Segundo a minha teoria, Avril não incluiu Break it So Good em Head Above Water porque esta canção não se encaixa na narrativa de I Fell In Love With the Devil e Tell Me It’s Over. Sobretudo na altura em que andava a promover a primeira, Avril tentou vender-se como a vítima de uma relação tóxica, tendo tido de ganhar forças para sair dela (ainda que nenhuma dessas músicas sustentem bem esta última parte. Só esticando muito.)
Break it So Good, por seu lado, é uma resposta menos politicamente correta, mesmo menos moralmente correta, a uma relação tóxica. Uma resposta de que Avril talvez não se orgulhe, que talvez lhe tenha saído pela culatra se de facto a tentou. Mas não deixaria de ser uma resposta humana, uma perspetiva mais única, provando que Avril também não fora propriamente uma santinha na relação.
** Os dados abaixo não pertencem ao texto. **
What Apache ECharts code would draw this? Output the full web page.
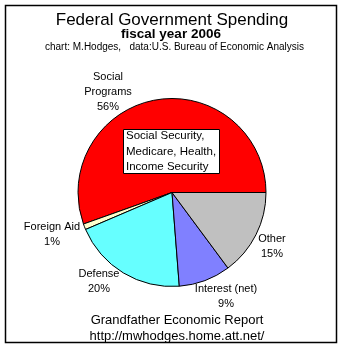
<!DOCTYPE html>
<html>
<head>
<meta charset="utf-8">
<script src="https://cdn.jsdelivr.net/npm/echarts@6/dist/echarts.min.js"></script>
<style>
  html, body { margin: 0; padding: 0; background: #fff; }
  #chart { width: 344px; height: 349px; }
</style>
</head>
<body>
<div id="chart"></div>
<script>
// Spending categories, FY2006 (percent of federal outlays)
const categories = ['Social\nPrograms', 'Foreign Aid', 'Defense', 'Interest (net)', 'Other'];
const shares = [56, 1, 20, 9, 15];
const sliceColors = ['#ff0000', '#ffffcc', '#66ffff', '#8080ff', '#c0c0c0'];

// Where each slice's caption sits (block centre, px)
const labelSpots = [[108, 92], [52, 234.5], [99, 281.5], [226, 296.5], [272, 246.5]];

const FONT = '"Liberation Sans", Arial, sans-serif';

const chart = echarts.init(document.getElementById('chart'), null, { renderer: 'canvas' });

chart.setOption({
  animation: false,
  backgroundColor: '#ffffff',
  graphic: [
    { type: 'rect', shape: { x: 5.5, y: 5.5, width: 331, height: 337 },
      style: { fill: 'none', stroke: '#000', lineWidth: 1.5 }, z: 10 },
    { type: 'text', x: 172, y: 20,
      style: { text: 'Federal Government Spending', font: '17px ' + FONT, fill: '#000',
               textAlign: 'center', textVerticalAlign: 'middle' } },
    { type: 'text', x: 171, y: 34.5,
      style: { text: 'fiscal year 2006', font: 'bold 13.5px ' + FONT, fill: '#000',
               textAlign: 'center', textVerticalAlign: 'middle' } },
    { type: 'text', x: 174.5, y: 47.5,
      style: { text: 'chart: M.Hodges,   data:U.S. Bureau of Economic Analysis', font: '10px ' + FONT,
               fill: '#000', textAlign: 'center', textVerticalAlign: 'middle' } },
    { type: 'rect', shape: { x: 123.5, y: 129.5, width: 96, height: 44 },
      style: { fill: '#fff', stroke: '#000', lineWidth: 1 }, z: 20 },
    { type: 'text', x: 126, y: 151.5, z: 21,
      style: { text: 'Social Security,\nMedicare, Health,\nIncome Security', font: '11.5px ' + FONT,
               lineHeight: 15.5, fill: '#000', textAlign: 'left', textVerticalAlign: 'middle' } },
    { type: 'text', x: 177, y: 320,
      style: { text: 'Grandfather Economic Report', font: '13px ' + FONT, fill: '#000',
               textAlign: 'center', textVerticalAlign: 'middle' } },
    { type: 'text', x: 177, y: 336,
      style: { text: 'http://mwhodges.home.att.net/', font: '13px ' + FONT, fill: '#000',
               textAlign: 'center', textVerticalAlign: 'middle' } }
  ],
  series: [{
    type: 'pie',
    center: [172, 192.5],
    radius: 94,
    startAngle: 0,
    clockwise: false,
    avoidLabelOverlap: false,
    itemStyle: { borderColor: '#000', borderWidth: 1 },
    label: {
      show: true,
      position: 'outside',
      formatter: '{b}\n{c}%',
      fontFamily: FONT,
      fontSize: 11,
      lineHeight: 15,
      color: '#000',
      align: 'center'
    },
    labelLine: { show: false },
    labelLayout: function (p) {
      const s = labelSpots[p.dataIndex];
      return { x: s[0], y: s[1], align: 'center', verticalAlign: 'middle', hideOverlap: false };
    },
    emphasis: { disabled: true },
    data: categories.map((name, i) => ({
      name: name,
      value: shares[i],
      itemStyle: { color: sliceColors[i] }
    }))
  }]
});
</script>
</body>
</html>
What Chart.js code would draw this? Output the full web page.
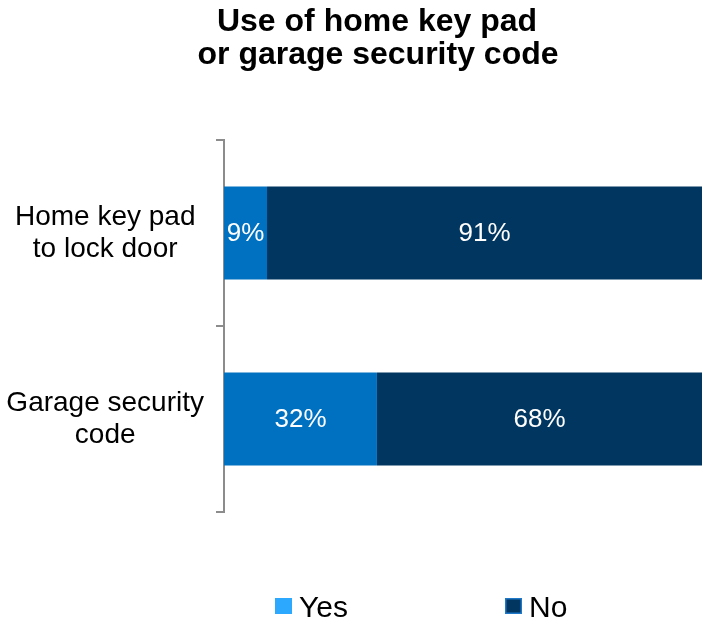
<!DOCTYPE html>
<html>
<head>
<meta charset="utf-8">
<script src="https://cdn.jsdelivr.net/npm/chart.js@4/dist/chart.umd.min.js"></script>
<style>
html,body{margin:0;padding:0;background:#fff;}
#wrap{width:702px;height:623px;position:relative;}
</style>
</head>
<body>
<div id="wrap"><canvas id="c" width="702" height="623"></canvas></div>
<script>
const titleLines = ["Use of home key pad", "or garage security code"];
const categories = [["Home key pad", "to lock door"], ["Garage security", "code"]];
const seriesNames = ["Yes", "No"];
const yesValues = [9, 32];
const noValues = [91, 68];

const FONT = "'Liberation Sans', Arial, sans-serif";
const barColors = ["#0070C0", "#003660"];
const legendColors = ["#2DA8FF", "#003660"];

const overlayPlugin = {
  id: 'overlay',
  afterDatasetsDraw(chart) {
    const ctx = chart.ctx;
    ctx.save();
    ctx.fillStyle = '#ffffff';
    ctx.font = '26px ' + FONT;
    ctx.textAlign = 'center';
    ctx.textBaseline = 'middle';
    chart.data.datasets.forEach((ds, di) => {
      const meta = chart.getDatasetMeta(di);
      meta.data.forEach((el, i) => {
        const cx = (el.x + el.base) / 2;
        ctx.fillText(ds.data[i] + '%', cx, el.y + 1);
      });
    });
    ctx.restore();
  },
  afterDraw(chart) {
    const ctx = chart.ctx;
    ctx.save();
    ctx.fillStyle = '#000';
    ctx.font = 'bold 32px ' + FONT;
    ctx.textAlign = 'center';
    ctx.textBaseline = 'alphabetic';
    ctx.fillText(titleLines[0], 377, 31);
    ctx.fillText(titleLines[1], 378, 64);
    const items = [{x: 275, label: seriesNames[0], color: legendColors[0], stroke: null},
                   {x: 505, label: seriesNames[1], color: legendColors[1], stroke: '#1F78C8'}];
    ctx.font = '30px ' + FONT;
    ctx.textAlign = 'left';
    items.forEach(it => {
      ctx.fillStyle = it.color;
      ctx.fillRect(it.x, 598, 17, 16);
      if (it.stroke) {
        ctx.strokeStyle = it.stroke;
        ctx.lineWidth = 1.5;
        ctx.strokeRect(it.x + 0.75, 598.75, 15.5, 14.5);
      }
      ctx.fillStyle = '#000';
      ctx.fillText(it.label, it.x + 24, 617);
    });
    ctx.restore();
  }
};

new Chart(document.getElementById('c'), {
  type: 'bar',
  data: {
    labels: categories,
    datasets: [
      { label: seriesNames[0], data: yesValues, backgroundColor: barColors[0], borderWidth: 0,
        barPercentage: 0.5, categoryPercentage: 1.0 },
      { label: seriesNames[1], data: noValues, backgroundColor: barColors[1], borderWidth: 0,
        barPercentage: 0.5, categoryPercentage: 1.0 }
    ]
  },
  options: {
    indexAxis: 'y',
    responsive: false,
    animation: false,
    layout: { padding: { top: 140, bottom: 111, left: 0, right: 0 } },
    plugins: {
      legend: { display: false },
      title: { display: false },
      tooltip: { enabled: false }
    },
    scales: {
      x: { stacked: true, min: 0, max: 100, display: false },
      y: {
        stacked: true,
        afterFit(scale) { scale.width = 224; },
        border: { display: true, color: '#8C8C8C', width: 2 },
        grid: { offset: true, drawOnChartArea: false, drawTicks: true, tickLength: 8, color: '#8C8C8C', lineWidth: 2 },
        ticks: {
          color: '#000',
          font: { family: FONT, size: 28, lineHeight: 1.14 },
          crossAlign: 'center',
          padding: 12
        }
      }
    }
  },
  plugins: [overlayPlugin]
});
</script>
</body>
</html>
Acaba por ser este o meu problema com Avril nos últimos anos. A partir de certa altura deixou de parecer genuína, esconde-se atrás de clichés e superficialidades. Em retrospetiva, uma parte de mim acha que ela se aproveitou da “moda” do feminismo e das relações tóxicas para promover I Fell In Love With the Devil, Tell Me It’s Over e Dumb Blonde. Da mesma forma, nos últimos meses parece estar a aproveitar-se da nostalgia pelo pop punk dos anos 2000 – juntamente com Mod Sun, Machine Gun Kelly e Travis Barker – para se tornar relevante de novo, preparando o lançamento do seu sétimo álbum.
Quando é que eu me tornei tão cínica em relação à minha cantora preferida?
Já que falamos nisso… sim, Avril terá um álbum pronto a ser editado, radicalmente diferente de Head Above Water e mesmo das músicas de que falámos aqui. Mesmo à moda dela, a mulher anda a acenar-nos com este lançamento desde finais do ano passado e, até agora, nada.
Para ser sincera, as minhas expectativas estão em mínimos históricos para este álbum. Não tenho pressa em ouvi-lo. Preocupa-me mais a digressão europeia, adiada desde o início da pandemia. A equipa de Avril se calhar está à espera deste novo ciclo de álbum antes de confirmar as datas.
A ser verdade, é melhor esperarmos sentados.
Numa nota menos cética… não deixará de ser um álbum da Avril. Terá quase de certeza pelo menos uma mão-cheia de músicas de que gostarei, mesmo que não adore todas.
Para já, por estes dias já só penso em ouvir Solar Power, o álbum novo de Lorde. Sai já esta sexta-feira. A sua análise deverá ser o próximo texto deste blogue. Noutras notícias musicais do meu nicho, Bryan Adams deverá lançar um single em outubro – na altura decido se escrevo sobre ele.
Entretanto, já comecei a rever e a anotar Digimon Frontier, desta feita dobrado em português. Neste momento vou para o episódio 14. Dentro de algumas semanas já devo estar pronta para escrever sobre essa temporada.